(Problem) Write out again, exactly as they appear, the lines from the line with "What TikZ code" through the line with "(0,0) rectangle (920,690);". Do not include any pictures.

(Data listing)
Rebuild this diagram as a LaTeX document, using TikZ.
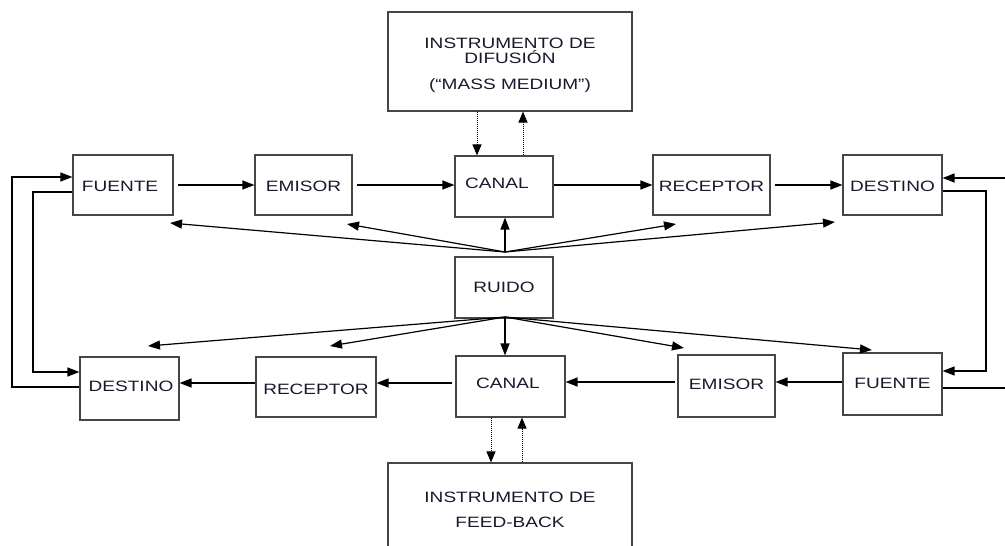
\documentclass[tikz,border=0pt]{standalone}
\usepackage{fontspec}
\setmainfont{Liberation Sans}[FakeStretch=1.27]
\usetikzlibrary{arrows.meta,calc}
\definecolor{txtc}{RGB}{25,25,45}
\definecolor{boxc}{RGB}{70,70,70}
\begin{document}
\begin{tikzpicture}[x=1pt,y=-1pt,
  box/.style={draw=boxc,line width=1.1pt,inner sep=0pt,fill=white},
  lbl/.style={text=txtc,inner sep=0pt,font=\fontsize{15}{15}\selectfont,align=center},
  arr/.style={draw=black,line width=1.2pt,-{Triangle[length=12pt,width=9pt]}},
  dot/.style={draw=black,line width=1pt,densely dotted,-{Triangle[length=11pt,width=9pt]}},
  ln/.style={draw=black,line width=1.2pt}]
\useasboundingbox (0,0) rectangle (1005,546);
\clip (0,0) rectangle (1005,546);
% top row
\node[box,minimum width=100pt,minimum height=60pt] (F1) at (123,185) {};
\node[lbl] (tF1) at (120,186) {FUENTE};
\node[box,minimum width=97pt,minimum height=60pt] (E1) at (303.5,185) {};
\node[lbl] (tE1) at (303.5,186) {EMISOR};
\node[box,minimum width=98pt,minimum height=61pt] (C1) at (504,186.5) {};
\node[lbl] (tC1) at (497,183) {CANAL};
\node[box,minimum width=117pt,minimum height=60pt] (R1) at (711.5,185) {};
\node[lbl] (tR1) at (711.5,186) {RECEPTOR};
\node[box,minimum width=99pt,minimum height=60pt] (D1) at (892.5,185) {};
\node[lbl] (tD1) at (892.5,186) {DESTINO};
% difusion
\node[box,minimum width=244pt,minimum height=99pt] (DIF) at (510,61.5) {};
\node[lbl] (tDIF1) at (510,50.5) {INSTRUMENTO DE\\DIFUSIÓN};
\node[lbl] (tDIF2) at (510,86) {(“MASS MEDIUM”)};
% ruido
\node[box,minimum width=98pt,minimum height=61pt] (RU) at (504,287.5) {};
\node[lbl] (tRU) at (504,287) {RUIDO};
% bottom row
\node[box,minimum width=99pt,minimum height=63pt] (D2) at (129.5,388.5) {};
\node[lbl] (tD2) at (131,386) {DESTINO};
\node[box,minimum width=120pt,minimum height=60pt] (R2) at (316,387) {};
\node[lbl] (tR2) at (316,389) {RECEPTOR};
\node[box,minimum width=109pt,minimum height=61pt] (C2) at (510.5,386.5) {};
\node[lbl] (tC2) at (508,383) {CANAL};
\node[box,minimum width=97pt,minimum height=62pt] (E2) at (726.5,386) {};
\node[lbl] (tE2) at (726.5,384) {EMISOR};
\node[box,minimum width=99pt,minimum height=62pt] (F2) at (892.5,384) {};
\node[lbl] (tF2) at (892.5,383) {FUENTE};
% feedback
\node[box,minimum width=244pt,minimum height=110pt] (FB) at (510,518) {};
\node[lbl] (tFB) at (510,510) {INSTRUMENTO DE\\[10pt]FEED-BACK};
% main flow top
\draw[arr] ([xshift=4pt]F1.east) -- (F1.east -| E1.west);
\draw[arr] ([xshift=4pt]E1.east) -- (E1.east -| C1.west);
\draw[arr] (C1.east |- 0,185) -- (R1.west);
\draw[arr] ([xshift=4pt]R1.east) -- (D1.west);
% main flow bottom
\draw[arr] (F2.west |- 0,382) -- (E2.east |- 0,382);
\draw[arr] ([xshift=-2pt]E2.west |- 0,382) -- (C2.east |- 0,382);
\draw[arr] ([xshift=-3pt]C2.west |- 0,383) -- (R2.east |- 0,383);
\draw[arr] (R2.west |- 0,383) -- (D2.east |- 0,383);
% dotted links
\draw[dot] (DIF.south -| 477,0) -- (C1.north -| 477,0);
\draw[dot] (C1.north -| 523,0) -- (DIF.south -| 523,0);
\draw[dot] (C2.south -| 491,0) -- (FB.north -| 491,0);
\draw[dot] (FB.north -| 522,0) -- (C2.south -| 522,0);
% noise arrows
\coordinate (nt) at (505,252);
\coordinate (nb) at (505,317);
\coordinate (t1) at (170,223);
\coordinate (t2) at (347,224);
\coordinate (t4) at (676,224);
\coordinate (t5) at (835,222);
\coordinate (b1) at (148,346);
\coordinate (b2) at (330,346);
\coordinate (b4) at (684,348);
\coordinate (b5) at (872,350);
\draw[arr] (nt) -- (t1);
\draw[arr] (nt) -- (t2);
\draw[arr] (nt) -- (nt |- C1.south);
\draw[arr] (nt) -- (t4);
\draw[arr] (nt) -- (t5);
\draw[arr] (nb) -- (b1);
\draw[arr] (nb) -- (b2);
\draw[arr] (nb) -- (nb |- C2.north);
\draw[arr] (nb) -- (b4);
\draw[arr] (nb) -- (b5);
% left loops
\draw[arr] (D2.west |- 0,387) -| (12,177) -- (F1.west |- 0,177);
\draw[arr] (F1.west |- 0,192) -| (33,372) -- (D2.west |- 0,372);
% right loops
\coordinate (redge) at (1005,178);
\draw[arr] (redge) -- (D1.east |- redge);
\draw[arr] (D1.east |- 0,191) -| (986,371) -- (F2.east |- 0,371);
\coordinate (redge2) at (1005,388);
\draw[ln] (F2.east |- redge2) -- (redge2);
\end{tikzpicture}
\end{document}
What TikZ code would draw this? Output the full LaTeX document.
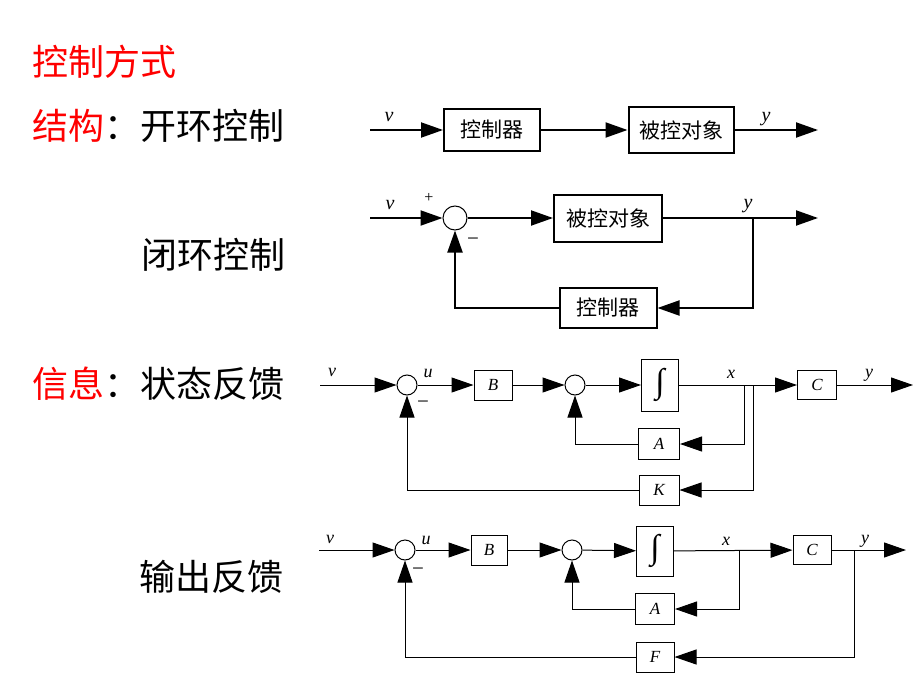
\documentclass[tikz,border=0pt]{standalone}
\usepackage{fontspec}
\setmainfont{Liberation Serif}
\newfontfamily\cjk{Noto Sans CJK SC}
\usetikzlibrary{arrows.meta,positioning}

\begin{document}
\begin{tikzpicture}[x=1pt,y=-1pt,
  bigbox/.style={draw, line width=2pt, inner sep=0pt, font=\cjk\fontsize{21}{21}\selectfont},
  smallbox/.style={draw, line width=1pt, inner sep=0pt, font=\fontsize{17}{17}\selectfont\itshape},
  sumnode/.style={circle, draw, line width=1pt, inner sep=0pt, minimum size=20pt},
  heading/.style={anchor=west, inner sep=0pt, font=\cjk\fontsize{36}{36}\selectfont},
  sig/.style={inner sep=0pt, font=\fontsize{18}{18}\selectfont\itshape},
  bigsig/.style={inner sep=0pt, font=\fontsize{20}{20}\selectfont\itshape},
  sign/.style={inner sep=0pt, font=\fontsize{16}{16}\selectfont},
  minussign/.style={inner sep=0pt, font=\fontsize{21}{21}\selectfont},
  integ/.style={font=\fontsize{34}{34}\selectfont},
  thickwire/.style={line width=2pt},
  thinwire/.style={line width=1pt},
  fwd/.style={-{Triangle[length=22pt,width=15pt]}}
]
\useasboundingbox (0,0) rectangle (920,690);

% Headings on the left
\node[heading, red] (title) at (32,62) {控制方式};
\node[heading] (structure) at (32,126) {{\color{red}结构}：开环控制};
\node[heading] (closedlbl) at (141,255) {闭环控制};
\node[heading] (info) at (32,384) {{\color{red}信息}：状态反馈};
\node[heading] (outlbl) at (139,577) {输出反馈};

% Row 1: open loop
\coordinate (ol-in) at (370,130);
\node[bigbox, minimum width=96pt, minimum height=42pt] (ol-ctrl) at (492,130) {控制器};
\node[bigbox, minimum width=105pt, minimum height=46pt] (ol-plant) at (681,130) {被控对象};
\coordinate (ol-out) at (818,130);
\draw[thickwire, fwd] (ol-in) -- (ol-ctrl);
\draw[thickwire, fwd] (ol-ctrl) -- (ol-plant);
\draw[thickwire, fwd] (ol-plant) -- (ol-out);
\node[bigsig] (ol-v) at (389,117) {v};
\node[bigsig] (ol-y) at (766,119) {y};

% Row 2: closed loop
\coordinate (cl-in) at (370,218);
\node[sumnode, minimum size=24pt] (cl-sum) at (455,218) {};
\node[bigbox, minimum width=108pt, minimum height=47pt] (cl-plant) at (608,218) {被控对象};
\coordinate (cl-out) at (818,218);
\coordinate (cl-br) at (753,218);
\node[bigbox, minimum width=97pt, minimum height=40pt] (cl-ctrl) at (608,308) {控制器};
\draw[thickwire, fwd] (cl-in) -- (cl-sum);
\draw[thickwire, fwd] (cl-sum) -- (cl-plant);
\draw[thickwire, fwd] (cl-plant) -- (cl-out);
\draw[thickwire, fwd] (cl-br) |- (cl-ctrl);
\draw[thickwire, fwd] (cl-ctrl) -| (cl-sum);
\node[bigsig] (cl-v) at (390,205) {v};
\node[sign] (cl-plus) at (429,198) {+};
\node[minussign] (cl-minus) at (473,242) {−};
\node[bigsig] (cl-y) at (748,206) {y};

% Row 3: state feedback
\coordinate (sf-in) at (320,385);
\node[sumnode] (sf-s1) at (407,385) {};
\node[smallbox, minimum width=38pt, minimum height=30pt] (sf-B) at (493,385) {B};
\node[sumnode] (sf-s2) at (575,385) {};
\node[smallbox, integ, minimum width=37pt, minimum height=52pt] (sf-int) at (660,385) {∫};
\node[smallbox, minimum width=39pt, minimum height=29pt] (sf-C) at (817,385) {C};
\coordinate (sf-out) at (913,385);
\coordinate (sf-br1) at (744,385);
\coordinate (sf-br2) at (753,385);
\node[smallbox, minimum width=41pt, minimum height=31pt] (sf-A) at (659,444) {A};
\node[smallbox, minimum width=40pt, minimum height=30pt] (sf-K) at (659,490) {K};
\draw[thinwire, fwd] (sf-in) -- (sf-s1);
\draw[thinwire, fwd] (sf-s1) -- (sf-B);
\draw[thinwire, fwd] (sf-B) -- (sf-s2);
\draw[thinwire, fwd] (sf-s2) -- (sf-int);
\draw[thinwire, fwd] (sf-int) -- (sf-C);
\draw[thinwire, fwd] (sf-C) -- (sf-out);
\draw[thinwire, fwd] (sf-br1) |- (sf-A);
\draw[thinwire, fwd] (sf-br2) |- (sf-K);
\draw[thinwire, fwd] (sf-A) -| (sf-s2);
\draw[thinwire, fwd] (sf-K) -| (sf-s1);
\node[sig] (sf-v) at (332,372) {v};
\node[sig] (sf-u) at (428,373) {u};
\node[minussign] (sf-minus) at (423,405) {−};
\node[sig] (sf-x) at (731,374) {x};
\node[sig] (sf-y) at (869,375) {y};

% Row 4: output feedback
\coordinate (of-in) at (319,550);
\node[sumnode] (of-s1) at (405,550) {};
\node[smallbox, minimum width=36pt, minimum height=30pt] (of-B) at (489,550) {B};
\node[sumnode] (of-s2) at (572,550) {};
\node[smallbox, integ, minimum width=37pt, minimum height=50pt] (of-int) at (655,551) {∫};
\node[smallbox, minimum width=38pt, minimum height=29pt] (of-C) at (812,550) {C};
\coordinate (of-out) at (906,550);
\coordinate (of-brx) at (739,550);
\coordinate (of-bry) at (854,550);
\node[smallbox, minimum width=39pt, minimum height=31pt] (of-A) at (655,609) {A};
\node[smallbox, minimum width=38pt, minimum height=30pt] (of-F) at (655,657) {F};
\draw[thinwire, fwd] (of-in) -- (of-s1);
\draw[thinwire, fwd] (of-s1) -- (of-B);
\draw[thinwire, fwd] (of-B) -- (of-s2);
\draw[thinwire, fwd] (of-s2) -- (of-int);
\draw[thinwire, fwd] (of-int) -- (of-C);
\draw[thinwire, fwd] (of-C) -- (of-out);
\draw[thinwire, fwd] (of-brx) |- (of-A);
\draw[thinwire, fwd] (of-bry) |- (of-F);
\draw[thinwire, fwd] (of-A) -| (of-s2);
\draw[thinwire, fwd] (of-F) -| (of-s1);
\node[sig] (of-v) at (330,539) {v};
\node[sig] (of-u) at (426,540) {u};
\node[minussign] (of-minus) at (418,572) {−};
\node[sig] (of-x) at (726,541) {x};
\node[sig] (of-y) at (865,541) {y};
\end{tikzpicture}
\end{document}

(The answer)
What TikZ code would draw this? Output the full LaTeX document.
\documentclass[tikz,border=0pt]{standalone}
\usepackage{fontspec}
\setmainfont{Liberation Serif}
\newfontfamily\cjk{Noto Sans CJK SC}
\usetikzlibrary{arrows.meta,positioning}

\begin{document}
\begin{tikzpicture}[x=1pt,y=-1pt,
  bigbox/.style={draw, line width=2pt, inner sep=0pt, font=\cjk\fontsize{21}{21}\selectfont},
  smallbox/.style={draw, line width=1pt, inner sep=0pt, font=\fontsize{17}{17}\selectfont\itshape},
  sumnode/.style={circle, draw, line width=1pt, inner sep=0pt, minimum size=20pt},
  heading/.style={anchor=west, inner sep=0pt, font=\cjk\fontsize{36}{36}\selectfont},
  sig/.style={inner sep=0pt, font=\fontsize{18}{18}\selectfont\itshape},
  bigsig/.style={inner sep=0pt, font=\fontsize{20}{20}\selectfont\itshape},
  sign/.style={inner sep=0pt, font=\fontsize{16}{16}\selectfont},
  minussign/.style={inner sep=0pt, font=\fontsize{21}{21}\selectfont},
  integ/.style={font=\fontsize{34}{34}\selectfont},
  thickwire/.style={line width=2pt},
  thinwire/.style={line width=1pt},
  fwd/.style={-{Triangle[length=22pt,width=15pt]}}
]
\useasboundingbox (0,0) rectangle (920,690);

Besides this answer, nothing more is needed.